4. The method of generating a synthetic key frame of video text according to claim 2, wherein the certain intervals of the video stream are discriminated by scenes as logical edition units of a video.

5. The method of generating a synthetic key frame of video text according to claim 2, wherein the certain intervals of the video stream are discriminated by shots as physical edition units of a video.

6. The method of generating a synthetic key frame of video text according to claim 1, wherein the weights are determined in proportion to the size of the text area, the mean text size of the text area and the display duration time of a text.

7. The method of generating a synthetic key frame of video text according to claim 6, wherein the mean text size in the text area is determined by using the density and size of a histogram for the text area.

8. The method of generating a synthetic key frame of video text according to claim 6, wherein the display duration time of the text is determined by considering whether a previously extracted text area is identical to a currently extracted text area.

9. The method of generating a synthetic key frame of video text according to claim 6, wherein the weight increases as the size of the text area, the mean text size in the text area or the display duration time of the text increases.

10. The method of generating a synthetic key frame of video text according to claim 1, wherein the number of the text areas to be synthesized is selected from the plurality of text areas in the order of importance.

11. The method of generating a synthetic key frame of video text according to claim 10, wherein the number the text areas to be synthesized is determined according to browser size.

12. The method of generating a synthetic key frame of video text according to claim 10, wherein the sizes of the text areas to be synthesized are determined according to browser size.

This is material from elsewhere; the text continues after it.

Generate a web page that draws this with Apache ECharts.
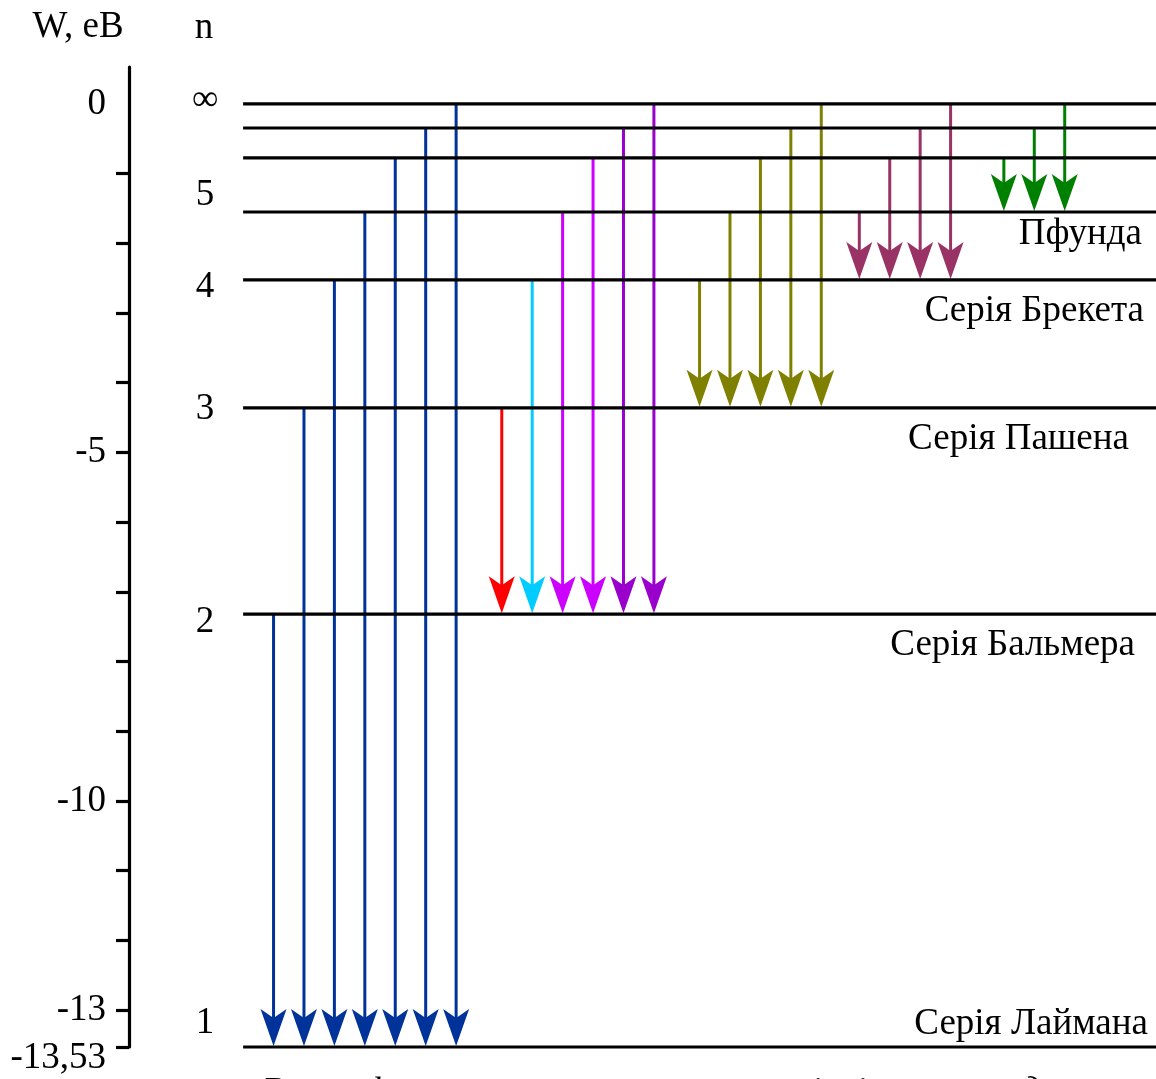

13. A method of generating a synthetic key frame of video text, the method comprising the following steps of:

determining weights for a plurality of text areas based upon weight determining factors;

calculating importance measures of the text areas by applying the weights according to a certain rule;

synthesizing the text areas to be synthesized into the key frame.

14. The method of generating a synthetic key frame of video text according to claim 13, wherein the weight determining factors includes the size of the text areas, mean text size in the text area and the display duration time of a text.

15. The method of generating a synthetic key frame of video text according to claim 13, wherein the certain rule is addition of values obtained by multiplying the weight determining factors with the corresponding weights.

16. The method of generating a synthetic key frame of video text according to claim 13, wherein the number of the text areas to be synthesized is selected from the plurality of text areas in the order of importance.

17. A method of calculating importance measure for generating a synthetic key frame, the method comprising the steps of:

determining the sizes of weight determining factors;

determining weights based upon the sizes of the weight determining factors; and

adding values obtained by multiplying the weight determining factors with corresponding weights.

18. The method of calculating importance measure for generating a synthetic key frame according to claim 17, wherein the weight determining factors include the size of the text areas, mean text size in the text area and the display duration time of a text.

19. The method of calculating importance for key frame synthesis according to claim 18, wherein the mean text size in the text area is determined by the densities and sizes of histograms about the text area.

20. The method of calculating importance for key frame synthesis according to claim 18, wherein the display duration time of the text is determined by considering whether a previously extracted text area is identical to a currently extracted text area.